11.11 Each party agrees to maintain all records required of such party by applicable law relating to the offer and sale of shares of the Designated Portfolios. Upon reasonable request by one party, the other party will provide access to or make copies of such records.
23
Exhibit (8)(A12)
IN WITNESS WHEREOF, each of the parties hereto has caused this Agreement to be executed in its name and on its behalf by its duly authorized representative and its seal to be hereunder affixed hereto as of the date specified below.
COMPANY: | TEACHERS INSURANCE AND ANNUITY | |||
ASSOCIATION OF AMERICA | ||||
By its authorized officer | ||||
By: | /s/ Xxx Xxxxx | |||
Title: | Senior Director | |||
Date: | 11/17/2016 | |||
UNDERWRITER: | FRANKLIN XXXXXXXXX DISTRIBUTORS, INC. | |||
By its authorized officer | ||||
By: | /s/ Xxx X’Xxxx | |||
Title: | President | |||
Date: | 11/17/2016 |
24
SCHEDULE A
Name of Separate Account and Date Established by Board of Trustees |
Contracts Funded by Separate Account |
Designated Portfolios (Share Class) | ||
May 17, 2006 |
Access Annuities |
Xxxxxxxxx Global Bond Fund (Class R6) |
SCHEDULE B
All capitalized terms used herein and not otherwise defined shall have the meaning ascribed to such term in the Agreement.
A. Agreement to Provide Shareholder Information.
The Company agrees to provide the Underwriter, upon written request, the taxpayer identification number (“TIN”) of any or all Contract owner(s) and/or Beneficial Owner(s) of the account and the amount, date, name or other identifier of any investment professional(s) associated with the Contract owner(s) and/or Beneficial Owner(s) or account (if known), and transaction type (purchase, redemption, transfer, or exchange) of every purchase, redemption, transfer, or exchange of Fund Shares held through an account maintained by the Company during the period covered by the request.
(i) Period Covered by Request. Requests must set forth a specific period, not to exceed ninety (90) days from the date of the request, for which transaction information is sought. The Underwriter may request transaction information older than ninety (90) days and up to 24 months from the date of the request as it deems necessary to investigate compliance with policies established by it for the purpose of eliminating or reducing any dilution of the value of the outstanding Shares issued by the Fund.
(ii) Form and Timing of Response. The Company agrees to transmit the requested information that is on its books and records to Underwriter or its designee promptly, but in any event not later than five (5) business days, after receipt of a request. If the requested information is not on the Company’s books and records, the Company agrees to: (a) provide or arrange to provide the Underwriter or its designee the requested information regarding Contract owners and/or Beneficial Owners who hold an account with an indirect intermediary; or (b) prohibit further purchases of Fund Shares by such indirect intermediary on behalf of itself or other persons. Responses required by this paragraph must be communicated in writing and in a format mutually agreed upon by the parties. To the extent practicable, the format for any transaction information provided to the Underwriter should be consistent with the NSCC Standardized Data Reporting Format.
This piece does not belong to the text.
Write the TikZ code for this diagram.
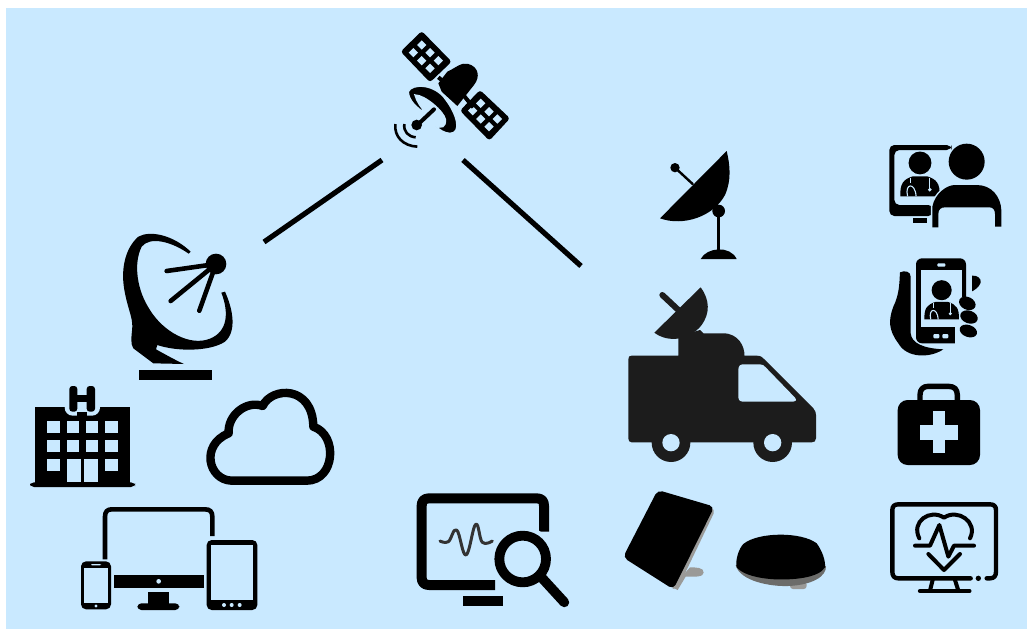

(iii) Limitations on Use of Information. The Underwriter agrees not to use the information received for marketing or any other similar purpose without the prior written consent of the Company.
B. Agreement to Restrict Trading.
The Company agrees to execute written instructions from the Underwriter or its designee to restrict or prohibit further purchases or exchanges of Fund Shares by a Contract owner or Beneficial Owner who has been identified by the Underwriter or its designee as having engaged in transactions in Fund Shares (directly or indirectly through the Company’s account) that violates policies established by the Fund for the purpose of eliminating or reducing any dilution of the value of the outstanding Shares issued by the Fund.
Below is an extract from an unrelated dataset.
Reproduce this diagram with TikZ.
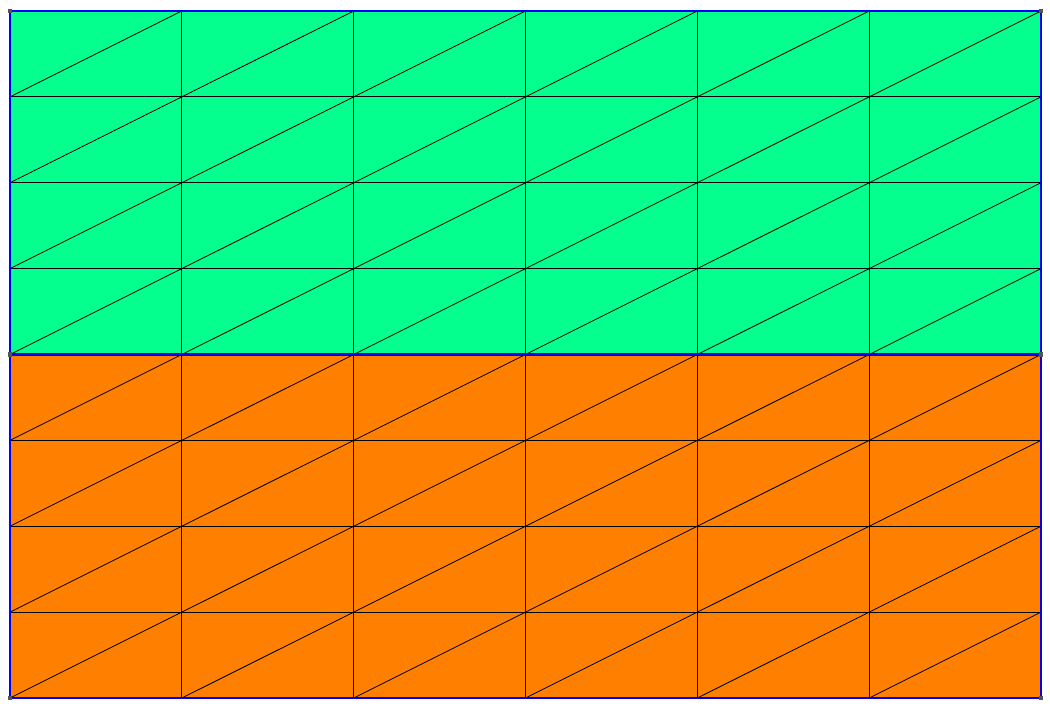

(i) Form of Instructions. Instructions must include the TIN and the specific restriction(s) to be executed. If the TIN is not known, the instructions must include an equivalent identifying number of the Contract owner(s) or Beneficial Owner(s) or account(s) or other agreed upon information to which the instruction relates.
(ii) Timing of Response. The Company agrees to execute instructions as soon as reasonably practicable, but not later than five (5) business days after receipt of the instructions by the Company.
(iii) Confirmation by Intermediary. The Company must provide written confirmation to the Underwriter or its designee that instructions have been executed. The Company agrees to provide confirmation as soon as reasonably practicable, but not later than ten (10) business days after the instructions have been executed.
C. Definitions.
For purposes of this section:
(i) The term “Fund” includes the fund’s principal underwriter and transfer agent or other designated affiliates. The term does not include any “excepted funds” as defined in SEC Rule 22c-2(b) under the Investment Company Act of 1940 Act.
(ii) The term “Shares” means the interests of Contract owners and/or Beneficial Owners corresponding to the redeemable securities of record issued by the Fund under the Investment Company Act of 1940 that are held by the Company.
(iii) The term “Beneficial Owner” means the person with the indirect interest in Shares including a plan participant notwithstanding that the plan may be deemed to be the beneficial owner of Shares.
(iv) The term “written” includes electronic writings and facsimile transmissions.
(v) The term “purchase” does not include the automatic reinvestment of dividends or distributions.
D. Amendments.
Any amendments to this Schedule shall require a written agreement properly authorized and executed by both parties.